In America, it's a certification offered by the American Culinary Federation. You must first achieve Certified Executive Chef, or CEC. Then it's a two week long test for Certified Master Chef.


----------



## madgoose (Oct 20, 2004)

we were actually just talking about this today in my professional development class and i had the same question as you which resulted in the same answer given earlier a 10 days test, 5,000 dollars and years in the industry earning the previous titles, but the professor told the class about a book called "the soul of a chef: the journey towards perfection" by Michael Ruhlman which documents his experience taking the master chef certification test, so if you're really interested in it i think it would make for an interesting read.

hope this helps,
jen


----------



## souswee (Jun 26, 2005)

http://www.acfchefs.org/, this might help


----------



## cookintim (Apr 30, 2004)

The chef teaching the class I am currently taking at school (the CIA) just passed his master chef exam. In fact, our class just purchased a bottle of Moet for him as a congratulatory gift!


----------



## jbyl (Apr 5, 2005)

If you want to learn more about the masterchef exam, get the book, The Soul of a chef, by Michael Ruhlman. About a third of the book is devoted to the exam. A journalist got to kind of sneek in to see the exams. They go through some pretty crazy stuff. On a side note, for any of the keller freaks like me, the last third of the book is about him.
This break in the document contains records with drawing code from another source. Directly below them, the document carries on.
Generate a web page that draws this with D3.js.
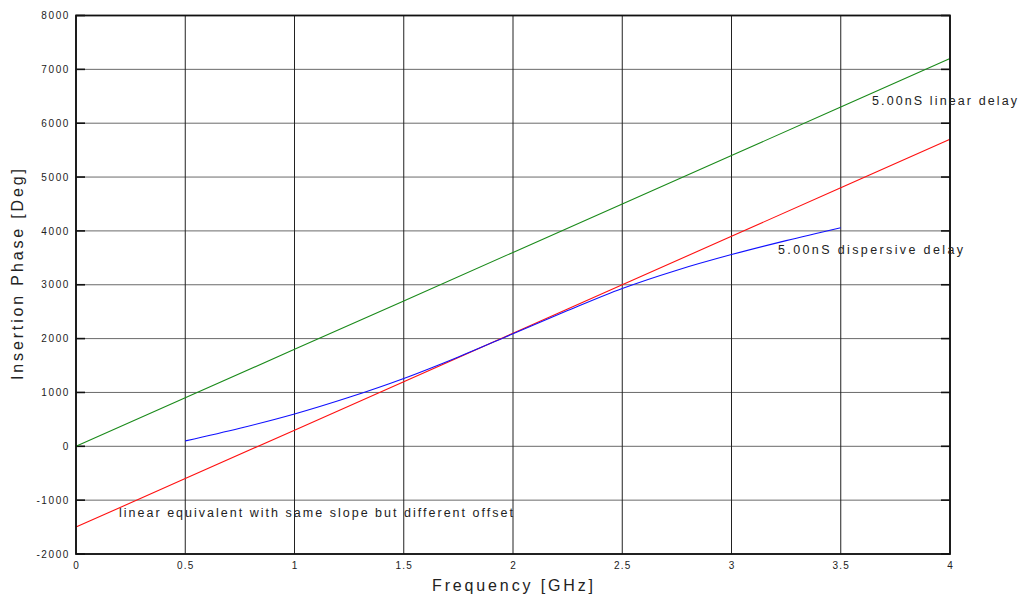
<!DOCTYPE html>
<html><head><meta charset="utf-8">
<script src="https://cdn.jsdelivr.net/npm/d3@7"></script>
<style>body{margin:0;background:#fff}svg{display:block}text{font-family:"Liberation Sans",Arial,sans-serif;fill:#222}</style>
</head><body>
<svg id="c" width="1021" height="597"></svg>
<script>
const freqLin = [0, 0.5, 1, 1.5, 2, 2.5, 3, 3.5, 4];
const linearDelay = [0, 900, 1800, 2700, 3600, 4500, 5400, 6300, 7200];
const linearEquiv = [-1500, -600, 300, 1200, 2100, 3000, 3900, 4800, 5700];
const freqDisp = [0.5, 0.75, 1, 1.25, 1.5, 1.75, 2, 2.25, 2.5, 2.75, 3, 3.25, 3.5];
const dispersive = [100, 335, 600, 910, 1260, 1660, 2090, 2520, 2930, 3270, 3560, 3820, 4060];
const xTicks = [0, 0.5, 1, 1.5, 2, 2.5, 3, 3.5, 4];
const yTicks = [-2000, -1000, 0, 1000, 2000, 3000, 4000, 5000, 6000, 7000, 8000];

const svg = d3.select('#c');
const L = 76, R = 950, T = 15.5, B = 554;
const x = d3.scaleLinear().domain([0, 4]).range([L, R]);
const y = d3.scaleLinear().domain([-2000, 8000]).range([B, T]);

// grid
svg.append('g').selectAll('line').data(yTicks).join('line')
  .attr('x1', L).attr('x2', R).attr('y1', d => y(d)).attr('y2', d => y(d))
  .attr('stroke', '#6a6a6a').attr('stroke-width', 1);
svg.append('g').selectAll('line').data(xTicks).join('line')
  .attr('y1', T).attr('y2', B).attr('x1', d => x(d)).attr('x2', d => x(d))
  .attr('stroke', '#222').attr('stroke-width', 1);
// inner ticks
svg.append('g').selectAll('line').data(yTicks).join('line')
  .attr('x1', L).attr('x2', L + 9).attr('y1', d => y(d)).attr('y2', d => y(d))
  .attr('stroke', '#111').attr('stroke-width', 1.6);
svg.append('g').selectAll('line').data(yTicks).join('line')
  .attr('x1', R - 9).attr('x2', R).attr('y1', d => y(d)).attr('y2', d => y(d))
  .attr('stroke', '#111').attr('stroke-width', 1.6);

// tick labels
const yAxis = d3.axisLeft(y).tickValues(yTicks).tickSize(0).tickPadding(6).tickFormat(d => String(d));
const ga = svg.append('g').attr('transform', `translate(${L},0)`).call(yAxis);
ga.select('.domain').remove();
ga.selectAll('text').style('font-size', '10px').style('letter-spacing', '1.6px').attr('fill', '#1a1a1a')
  .attr('font-family', null);
const xAxis = d3.axisBottom(x).tickValues(xTicks).tickSize(0).tickPadding(8).tickFormat(d => String(d));
const gb = svg.append('g').attr('transform', `translate(0,${B})`).call(xAxis);
gb.select('.domain').remove();
gb.selectAll('text').style('font-size', '10px').style('letter-spacing', '1.2px').attr('fill', '#1a1a1a').attr('font-family', null);

// lines
const line = (xs) => d3.line().x((d, i) => x(xs[i])).y(d => y(d));
svg.append('path').datum(linearDelay).attr('d', line(freqLin)).attr('fill', 'none').attr('stroke', '#1a8a1a').attr('stroke-width', 1.1);
svg.append('path').datum(linearEquiv).attr('d', line(freqLin)).attr('fill', 'none').attr('stroke', '#ff1010').attr('stroke-width', 1.1);
svg.append('path').datum(dispersive).attr('d', d3.line().curve(d3.curveMonotoneX).x((d, i) => x(freqDisp[i])).y(d => y(d))).attr('fill', 'none').attr('stroke', '#1010ff').attr('stroke-width', 1.1);

// frame
svg.append('rect').attr('x', L).attr('y', T).attr('width', R - L).attr('height', B - T)
  .attr('fill', 'none').attr('stroke', '#111').attr('stroke-width', 1.8);

// annotations
function label(t, px, py, len, size) {
  svg.append('text').attr('x', px).attr('y', py).attr('textLength', len).attr('lengthAdjust', 'spacing')
    .style('font-size', size + 'px').text(t);
}
label('5.00nS linear delay', 872, 105, 145, 12.5);
label('5.00nS dispersive delay', 778, 254, 185, 12.5);
label('linear equivalent with same slope but different offset', 119, 517, 394, 12.5);
label('Frequency [GHz]', 432, 591, 161, 16);
svg.append('text').attr('transform', 'translate(23,380) rotate(-90)').attr('textLength', 211).attr('lengthAdjust', 'spacing')
  .style('font-size', '16px').text('Insertion Phase [Deg]');
</script>
</body></html>
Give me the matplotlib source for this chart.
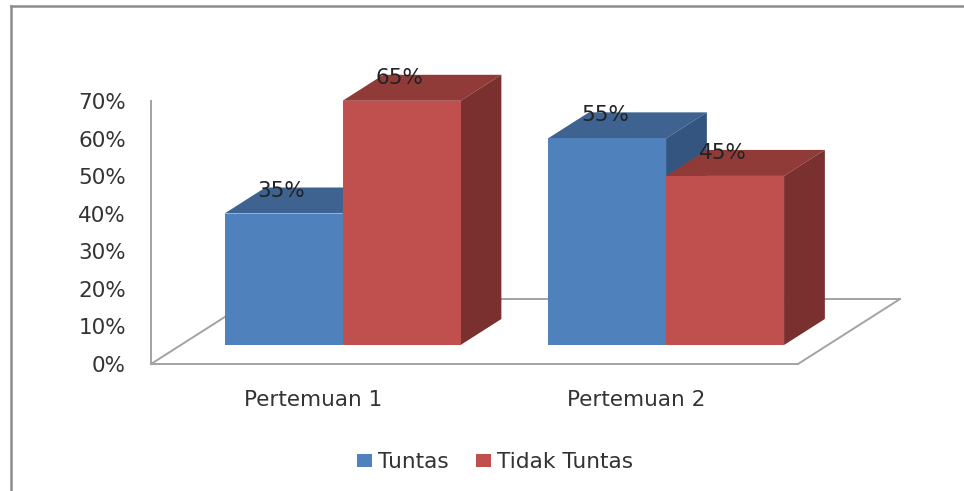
import matplotlib
matplotlib.use("Agg")
import matplotlib.pyplot as plt
from matplotlib.lines import Line2D
from matplotlib.patches import Patch

categories = ["Pertemuan 1", "Pertemuan 2"]
series_names = ["Tuntas", "Tidak Tuntas"]
tuntas = [35, 55]
tidak_tuntas = [65, 45]
y_ticks = [0, 10, 20, 30, 40, 50, 60, 70]

# colours: front, top, side
blue = ("#4F81BD", "#3F6390", "#33557F")
red = ("#C0504D", "#913B38", "#7A302E")
grey = "#A3A3A3"

W, H = 964, 491
fig = plt.figure(figsize=(W / 100, H / 100), dpi=100)
ax = fig.add_axes([151 / W, (H - 364) / H, 647 / W, 263 / H])
ax.set_xlim(0, len(categories))
ax.set_ylim(0, 70)

# fake 3d: the depth of the floor as a shift in data units
shift_x = 102 / 323.5
shift_y = 65 / (263 / 70)
bar_w = 118 / 323.5
d_front = 19 / 65
d_back = 45 / 65


def project(x, y, d):
    return x + d * shift_x, y + d * shift_y


def poly(points, color, z):
    xs, ys = zip(*[project(*p) for p in points])
    ax.fill(xs, ys, color=color, lw=0, zorder=z, clip_on=False)


def draw_bar(x0, value, colors, z):
    x1 = x0 + bar_w
    poly([(x0, value, d_front), (x1, value, d_front), (x1, value, d_back), (x0, value, d_back)], colors[1], z)
    poly([(x1, 0, d_front), (x1, value, d_front), (x1, value, d_back), (x1, 0, d_back)], colors[2], z)
    poly([(x0, 0, d_front), (x1, 0, d_front), (x1, value, d_front), (x0, value, d_front)], colors[0], z + 0.1)
    lx, ly = project(x0 + bar_w / 2, value, d_front)
    ax.annotate(f"{value}%", (lx, ly), xytext=(-1.5, 16.5), textcoords="offset points",
                ha="center", va="center", fontsize=15.5, color="#222222", zorder=10,
                annotation_clip=False)


# floor
n = len(categories)
for a, b in [((0, 0, 0), (0, 0, 1)), ((0, 0, 1), (n, 0, 1)), ((n, 0, 1), (n, 0, 0))]:
    pa, pb = project(*a), project(*b)
    ax.plot([pa[0], pb[0]], [pa[1], pb[1]], color=grey, lw=1.4, zorder=1, clip_on=False)

for i in range(n):
    draw_bar(i + 0.5 - bar_w, tuntas[i], blue, 2 + i * 2)
    draw_bar(i + 0.5, tidak_tuntas[i], red, 3 + i * 2)

ax.set_yticks(y_ticks)
ax.set_yticklabels([f"{v}%" for v in y_ticks], fontsize=15.5, color="#333333")
ax.set_xticks([i + 0.5 for i in range(n)])
ax.set_xticklabels(categories, fontsize=15.5, color="#333333")
ax.tick_params(axis="y", length=0, pad=18)
ax.tick_params(axis="x", length=0, pad=19)
ax.spines["top"].set_visible(False)
ax.spines["right"].set_visible(False)
for s in ["left", "bottom"]:
    ax.spines[s].set_color(grey)
    ax.spines[s].set_linewidth(1.4)
ax.patch.set_alpha(0)

handles = [Patch(facecolor=blue[0], label=series_names[0]),
           Patch(facecolor=red[0], label=series_names[1])]
fig.legend(handles=handles, loc="center", bbox_to_anchor=(495 / W, (H - 462) / H), ncol=2,
           frameon=False, prop={"size": 15.6}, labelcolor="#333333", handlelength=0.69,
           handleheight=0.53, handletextpad=0.28, columnspacing=1.24, borderpad=0)

# outer frame, only top and left are inside the crop
fig.add_artist(Line2D([10.5 / W, 10.5 / W], [0, (H - 6) / H], color="#8C8C8C", lw=1.8))
fig.add_artist(Line2D([10.5 / W, 1], [(H - 6) / H, (H - 6) / H], color="#8C8C8C", lw=1.8))

fig.savefig("out.png", dpi=100)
Ruhlman is the guy who did his cookbook, and he talks about the time he spent w/ him and in his kitchen.


----------



## sarge (Jul 17, 2005)

The Master Chef Exam is ten days long encompassing mostly classical cuisine, but it also includes some pastry work and a good bit of charcuterie.

M. Ruhlman did not participate in the exam he was only an observer.

I worked for a Master Chef who trained under one of the chef who took the test in this book.

I did especially like the section on Thomas Keller


----------